Writing Anxiety
How creation can become both salvation and torment.
I’ve finished all the chapters of my book. Now I’m in the stage of editing, and I don’t know what to do next. I can’t even come up with a name for it. I stopped writing for a while because I had no energy left. The book has consumed my mind completely. Sometimes I feel dizzy and sick when I try to type.
I feel horrible. uilty for not writing, but doing everything to avoid it. For three years, writing was how I coped with myself. It’s been a long fight without an end. One day I’m full of light; the next I fall into depression. I thought that finishing the draft would make everything easier. But even my favorite chapters are difficult to edit. I read them, expand them, cut them, and sometimes I hate what I’m doing, because the result never feels right.
On some mornings, I can barely get out of bed. I force myself to open my laptop, to read, to type. But I think I already hate my book.
The hardest part is that I have no one to talk to. No one who truly understands this kind of struggle. I long for writer friends, someone who knows this pain, this obsession. My thoughts spiral, making a mess in my head, creating chaos instead of clarity. I can’t find inner harmony; I can’t beat the anxiety.
I feel constant restlessness, as if I’ve forgotten how to relax. I drink more than I should, just to quiet my mind for a few hours, but the next day brings only guilt, and new doubts about myself and my writing. I’m tired all the time. I wish I could rest from myself, but that’s impossible.
Sometimes I think about death and realize that the only reason I want to live is to write, to express everything I still carry inside. And yet, if it’s so important to me, why is it so hard to do?
This journey feels endless. Excitement and fear twist together until I can’t tell them apart. I thought I’d feel happy when I finished, but instead I’m facing a new, insurmountable peak. I rewrite, edit, and rewrite again, trying to fix every gap, every broken thread. It feels endless. It makes me wonder if I have any talent at all or any right to write.
I wanted to make my book better. But lately, it feels like I’m only destroying myself.
Anyway, I know I have to write. Without it, my life has no sense. Only writing gives me serenity, tranquility, and equanimity, the quietness I always long for.
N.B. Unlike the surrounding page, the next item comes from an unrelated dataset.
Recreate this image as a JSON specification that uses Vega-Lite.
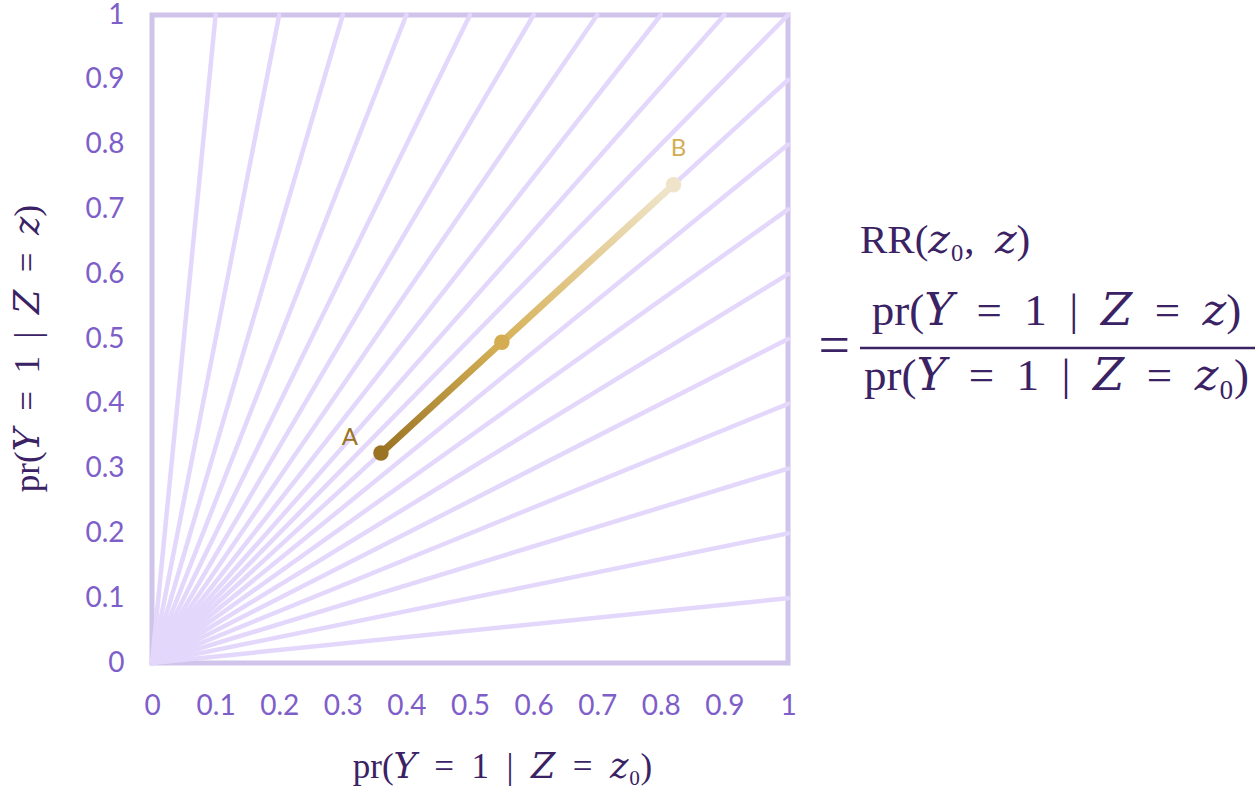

Oh my word, I really feel this. I’m in the same boat - I thought writing would be a release but it’s so much work and constantly makes you question whether you’re good enough. Editing can be soul destroying and self-promotion is awkward. Let’s keep torturing ourselves a little more. Something good will come of this!
Beautiful composition ❤️
And as for a writing community - you are deep in one now!